Market Overview
Prediction markets are pricing the likelihood of Bitcoin replacing SHA-256—the cryptographic hash function that underpins its security architecture—at just 5.7% before the end of 2026. This assessment remains unchanged from 24 hours prior, indicating stable consensus despite continued discussion around quantum computing developments. With $179,729 in trading volume, the market reflects modest but meaningful participation from traders evaluating the intersection of quantum advancement and cryptocurrency security.
Why It Matters
Google's December 2024 announcement of Willow, its latest quantum chip, reignited longstanding concerns about the potential threat quantum computers pose to classical encryption methods. Bitcoin's reliance on SHA-256 for mining difficulty adjustment and address generation has made the cryptocurrency a focal point in broader quantum security discussions. Any credible pathway to quantum-enabled cryptanalysis could theoretically necessitate protocol-level changes. However, the market's subdued pricing suggests participants do not view such a scenario as imminent or even probable within the specified two-year window.
Key Factors
Several dynamics explain the low probability assignment. First, quantum computers capable of meaningfully breaking SHA-256 would require orders of magnitude more qubits and far greater error correction than Willow or other current systems possess. Most cryptographic experts assess such capabilities as years or decades away, well beyond 2026. Second, Bitcoin would face extraordinary coordination challenges to execute a network-wide protocol upgrade of this magnitude—a process historically contentious and technically complex.
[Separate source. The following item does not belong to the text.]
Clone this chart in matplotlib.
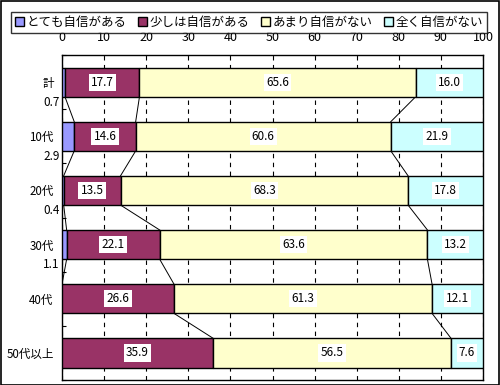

Third, Bitcoin developers have long acknowledged quantum threats and have discussed potential mitigation strategies in controlled research settings, suggesting any eventual transition would likely be gradual and planned rather than emergency replacement. The market appears to reflect confidence that neither the technical capability nor organizational will exists for such a drastic change in the specified timeframe.
Outlook
Movement in this market would likely depend on two contrasting catalysts: demonstrable quantum computing breakthroughs that materially advance timelines for SHA-256 cryptanalysis, or alternatively, successful Bitcoin protocol upgrades that preemptively adopt quantum-resistant cryptography. Current consensus suggests neither scenario merits significant probability before end-of-2026. Broader quantum computing developments will remain worth monitoring, but absent unexpected acceleration in quantum capabilities or shifts in Bitcoin governance dynamics, the market's assessment of near-zero risk appears entrenched.